Wallet Connected --> User Registered --> Trade Done

Let's measure how many users we have at each step:

WITH
	funnel_connected_wallets AS (
		SELECT
			source,
			COUNT(DISTINCT address) AS count_users
		FROM connected_wallets
		GROUP BY 1),
	funnel_registrations AS (
		SELECT
			source,
			COUNT(DISTINCT address) AS count_users
		FROM registrations
		GROUP BY 1),
	funnel_trades AS (
		SELECT
			source,
			COUNT(DISTINCT address) AS count_users
		FROM trades
		GROUP BY 1)
SELECT
	fc.source,
	fc.count_users AS connected_users,
	fr.count_users AS registered_users,
	ft.count_users AS traded_users
FROM funnel_connected_wallets fc
LEFT JOIN funnel_registrations fr ON(fc.source = fr.source)
LEFT JOIN funnel_trades ft ON(fr.source = ft.source)
ORDER BY 2 DESC;

As results we have:

source connected_users registered_users traded_users
twitter 371 230 230
_email 163 163 163
reddit 133 133 133
deversifi 132 131 131
_blog 110 94 94
_discord 90 90 90
nan 1

It seems that for the purpose of this simulation, the step registered_users can be avoided, because every user which completes the registration makes a trade.

What_sources_have_the_best_conversion

First of all, let's give a proper definition of conversion:

"A user can be considered converted as soon as completes the first trade"
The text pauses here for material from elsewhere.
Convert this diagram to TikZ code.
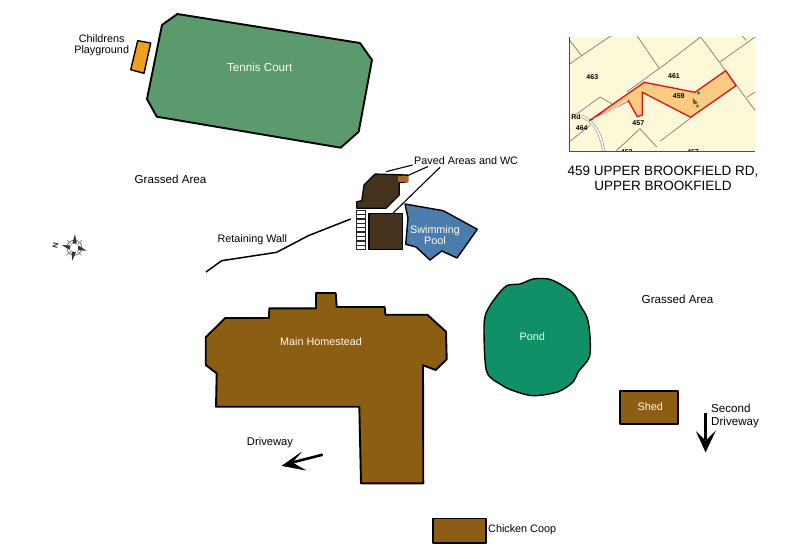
\documentclass[tikz,border=0pt]{standalone}
\usepackage{fontspec}
\setmainfont{Liberation Sans}
\definecolor{court}{HTML}{5A9A6C}
\definecolor{play}{HTML}{F0A01E}
\definecolor{house}{HTML}{8B5E14}
\definecolor{pondc}{HTML}{109068}
\definecolor{poolc}{HTML}{4A7DAE}
\definecolor{darkb}{HTML}{44321C}
\definecolor{smallb}{HTML}{A8691F}
\definecolor{cream}{HTML}{FDF8D8}
\definecolor{parcel}{HTML}{F9CC80}
\definecolor{plot}{HTML}{8A8A78}
\definecolor{redl}{HTML}{D8141E}
\tikzset{
  bld/.style={draw=black,line width=1.9pt,line join=round},
  lab/.style={font=\fontsize{10.8}{11.7}\selectfont,text=black,inner sep=0pt,align=center},
  biglab/.style={lab,font=\fontsize{11.6}{13}\selectfont},
  wlab/.style={lab,text=white!92!yellow},
  leader/.style={draw=black,line width=1.1pt},
  bigarrow/.style={fill=black,draw=black,line width=0.5pt,line join=miter},
  lot/.style={draw=plot,line width=0.8pt},
  lotnum/.style={font=\fontsize{7}{7.5}\selectfont\bfseries,text=black,inner sep=0pt},
  title/.style={font=\fontsize{13.5}{15}\selectfont,inner sep=0pt,align=center}
}
\begin{document}
\begin{tikzpicture}[x=1pt,y=-1pt]
\useasboundingbox (0,0) rectangle (800,559);
\fill[white] (0,0) rectangle (800,559);

% tennis court
\path[bld,fill=court] (177.3,14)--(360,43)--(372,60)--(358.7,131.7)--(340.7,147.7)--(156.7,116.7)--(147,99)--(162,25)--cycle;
\path[bld,fill=play,line width=1.4pt] (137.7,40.7)--(150.7,43)--(144,73.3)--(130.7,69.7)--cycle;

% main house
\path[bld,fill=house] (316,293)--(335.7,293)--(336.7,307)--(384.7,307)--(385.3,314.7)--(427.3,314.7)--(446,331.7)--(446.7,359.3)--(435.7,370)--(423,365.3)--(423.3,483.3)--(361,483.3)--(359.3,406.7)--(216,406.7)--(216.7,373.3)--(205.7,365)--(205.7,337.3)--(225.3,318)--(269,318)--(269.3,308.3)--(316,308.3)--cycle;

% pond
\path[bld,fill=pondc,line width=1.4pt] plot[smooth cycle,tension=0.5] coordinates {(520,284)(533.3,279)(548.3,279)(560,284)(573.3,293.3)(580,305)(587.3,318.3)(590,336.7)(589.3,357.3)(578.3,371.7)(573.3,381.7)(558.3,391.7)(533.3,395.7)(513.3,390.7)(501.7,385)(486.7,371.7)(484,330)(486,313.3)(495,298.3)(506.7,285.7)};

% shed, coop
\path[bld,fill=house] (619.7,391.3) rectangle (678.3,423.7);
\path[bld,fill=house] (433,518.5) rectangle (486,543);

% pool area
\path[bld,fill=poolc,line width=1.4pt] (405,204)--(443.3,210.7)--(477.3,229.3)--(457,258)--(441.7,251)--(430,260)--(416,247)--(405.7,244.3)--(408,218)--cycle;
\path[bld,fill=darkb,line width=1.2pt] (375,174)--(407.8,175)--(407.8,181.7)--(399.3,182.7)--(399.3,195)--(386,208.3)--(356.7,208.3)--(356.7,201.7)--(361.7,200.7)--(364,185)--cycle;
\fill[smallb] (398.3,176.2) rectangle (407.6,181.6);
\path[bld,fill=darkb,line width=1.4pt] (369,213.3) rectangle (402.3,249.3);

% stairs
\draw[black!85,line width=1pt,fill=white] (356.9,210) rectangle (365,249.3);
\foreach \yy in {214.4,218.8,223.2,227.6,232,236.4,240.8,245.2}
  \draw[black!85,line width=1.4pt] (356.9,\yy)--(365,\yy);

% labels
\node[lab] (lplay) at (101.7,45.2) {Childrens\\Playground};
\node[biglab,text=white!92!yellow] (lcourt) at (259.7,67.3) {Tennis Court};
\node[lab,anchor=west] (lpaved) at (414,160.6) {Paved Areas and WC};
\node[biglab] (lgrass1) at (170.5,178.9) {Grassed Area};
\node[biglab] (lgrass2) at (677.5,298.9) {Grassed Area};
\node[lab] (lwall) at (252.3,239.5) {Retaining Wall};
\node[wlab] (lpool) at (435,235.2) {Swimming\\Pool};
\node[wlab] (lhouse) at (321,341.8) {Main Homestead};
\node[wlab] (lpond) at (532.3,336.2) {Pond};
\node[wlab] (lshed) at (650.3,406.8) {Shed};
\node[biglab,align=left,anchor=west] (lsecond) at (711,416) {Second\\Driveway};
\node[lab,font=\fontsize{11.2}{12}\selectfont] (ldrive) at (270,442.5) {Driveway};
\node[lab,anchor=west] (lcoop) at (488,530) {Chicken Coop};

% leader lines
\coordinate (pa) at (386,171.7); \coordinate (pb) at (412.5,165);
\coordinate (pc) at (407.5,175.7); \coordinate (pd) at (428,166.5);
\coordinate (pe) at (393,213); \coordinate (pf) at (440,167.3);
\draw[leader] (pa)--(pb);
\draw[leader] (pc)--(pd);
\draw[leader] (pe)--(pf);
\coordinate (w0) at (206,272); \coordinate (w1) at (221.7,260.7); \coordinate (w2) at (276.7,252.3); \coordinate (w3) at (308.3,235.7); \coordinate (w4) at (350.7,219);
\draw[leader,line width=1.5pt,line join=round] (w0)--(w1)--(w2)--(w3)--(w4);

% driveway arrows
\coordinate (d0) at (322.7,454.7); \coordinate (d1) at (290,463);
\draw[black,line width=2.6pt] (d0)--(d1);
\path[bigarrow] (282.3,465.7)--(300.7,452.7)--(292,462.5)--(305,470)--cycle;
\coordinate (s0) at (705.5,413); \coordinate (s1) at (705.5,440);
\draw[black,line width=3pt] (s0)--(s1);
\path[bigarrow] (705.6,451.7)--(696.7,432.3)--(705.6,441)--(715,431.7)--cycle;

% compass
\begin{scope}
\draw[black!60,line width=0.7pt] (74.3,247.7) circle (7.5);
\fill[black!80] (75,234)--(76.8,243.5)--(72.3,243.5)--cycle;
\fill[black!80] (72.3,260.7)--(71.5,251.5)--(76,252)--cycle;
\fill[black!80] (61.7,245)--(70.5,245.5)--(69.8,249.8)--cycle;
\fill[black!80] (86.7,250.7)--(78.3,245.5)--(77.8,250.2)--cycle;
\draw[black!50,line width=0.6pt] (67,240)--(81.5,255.5) (82,240)--(66.5,255.5);
\fill[white] (74.3,247.7) circle (3.6);
\node[font=\fontsize{7.5}{8}\selectfont\bfseries,inner sep=0pt,rotate=-100,text=black!85] (compassN) at (55.5,245.5) {N};
\end{scope}

% locality inset
\fill[cream] (569,37) rectangle (755.5,151);
\begin{scope}
\clip (569,37) rectangle (755.5,151);
\draw[lot] (569,64.3)--(611.7,35.3);
\draw[lot] (569,39.3)--(581.7,56);
\draw[lot] (636.7,35.3)--(659,68);
\draw[lot] (626.7,92)--(665,64.3)--(700.7,37);
\draw[lot] (700.7,37)--(755,110.3);
\draw[lot] (720,62)--(755,37);
\draw[lot] (741.7,35.3)--(746,40.3);
\draw[lot] (747.3,97)--(755,92);
\draw[lot] (660,141.3)--(690.7,118);
\draw[lot] (575,115.3)--(600,97)--(611.7,103.7);
\draw[lot] (570,141.3)--(590,125.3);
\draw[lot] (615,152)--(640,128.7)--(656.7,147);
\draw[plot!80,line width=3pt] (581,116) .. controls (596,122) and (601,135) .. (604,153);
\draw[white,line width=1.6pt] (581,116) .. controls (596,122) and (601,135) .. (604,153);
\node[lotnum] (n453) at (626.7,152.5) {453};
\node[lotnum] (n455) at (693,152.5) {457};
\end{scope}
\path[fill=parcel,draw=redl,line width=1.3pt,line join=miter] (589.3,120.7)--(644.3,82.3)--(695,92.3)--(725.7,70.7)--(736,85.7)--(690.7,117.3)--(642.3,92.3)--(642.3,115)--(637.3,116.7)--(628.3,100.7)--cycle;
\draw[white,line width=0.9pt] (593,119.5)--(628,100.2);
\draw[black!70,line width=1pt] (569,37)--(569,151);
\draw[black!70,line width=0.8pt] (569,151)--(755,151);
\node[lotnum] (n463) at (592.3,77.3) {463};
\node[lotnum] (n461) at (674,75.7) {461};
\node[lotnum] (n459) at (678.7,96.3) {459};
\node[lotnum] (n457) at (638.3,122.7) {457};
\node[lotnum] (nrd) at (576,117.3) {Rd};
\node[lotnum] (n464) at (581.7,127.7) {464};
\fill[green!50!black!80] (698.5,93) circle (1.8) (697.3,106) circle (1.7);
\fill[brown!70!black] (692.5,98)--(698,103)--(693.5,104.5)--cycle;

% title
\node[title] (ltitle) at (663,178.5) {459 UPPER BROOKFIELD RD,\\UPPER BROOKFIELD};
\end{tikzpicture}
\end{document}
This query allows us to answer this question:

WITH
	funnel_connected_wallets AS (
		SELECT
			source,
			COUNT(DISTINCT address) AS count_users
		FROM connected_wallets
		GROUP BY 1),
	funnel_trades AS (
		SELECT
			source,
			COUNT(DISTINCT address) AS count_users
		FROM trades
		GROUP BY 1)
SELECT
	fc.source,
	ROUND(100.0 * ft.count_users / fc.count_users, 0) AS conversion_rate
FROM funnel_connected_wallets fc
LEFT JOIN funnel_trades ft ON(fc.source = ft.source)
WHERE fc.source != 'nan'
ORDER BY 2 DESC;

As results we have:

source conversion_rate %
_discord 100
_email 100
reddit 100
deversifi 99
_blog 85
twitter 62

Based on this basic overview, Discord, Email and Reddit are the sources with the best conversion.

What_sources_have_brought_the_most_value_over_this_period

In order to answer this question we need to add the token price into the trades table:

UPDATE trades t SET price = tp.price FROM token_prices tp WHERE t.pair LIKE '%'|| tp.token || '%';

Moreover, we can add the volume of the trade:

UPDATE trades t SET volume = price * amount;

Our trades table now looks like this:

id trade_id address pair amount source price volume
11 TR_11 0x00119619 ETH:USD -0.6448572118 _blog 2800.0 -1805
12 TR_12 0x00184486 ETH:USD 1.086133144 twitter 2800.0 3041
13 TR_13 0x001B23E0 SUSHI:USD -356.5727694 twitter 9.43 -3362
14 TR_14 0x00118CEB DOGE:USD 3305.849609 deversifi 1.2 3967
15 TR_15 0x00103AA0 BTC:USD 0.1345378536 twitter 43000.0 5785

Now we can finally discover the most profitable source in terms of volume:

SELECT
    source,
    ROUND(SUM(ABS(volume))) AS volume
FROM trades
GROUP BY 1
ORDER BY 2 DESC;

⚠️ Please note how the absolute value has been used. This because for Deversifi both sell and buy transactions are "positive" generator of revenues!

Here the results:

source total_volume
deversifi 14140957
twitter 8501289
_email 4450184
reddit 3345410
_blog 2509714
_discord 957219

Conclusion

Here the full comparison of the sources:

source conversion_rate % total_volume
_discord 100 0.9M
_email 100 4.4M
reddit 100 3.3M
deversifi 99 14M
_blog 85 2.5M
twitter 62 8.5M

The most profitable source is Deversifi, which is probably when a user comes directly to the platform using SEO/SEM/organic results. Not only the conversion is almost 100%, but the total volume eclipses many other sources.

Twitter is also a great source of revenue, but a deeper work has to be made in order to increase the conversion rate.

All other sources are presenting similar results.

I am personally surprised at the low result of Discord. In this case a better work has to be made to engage more relevant users.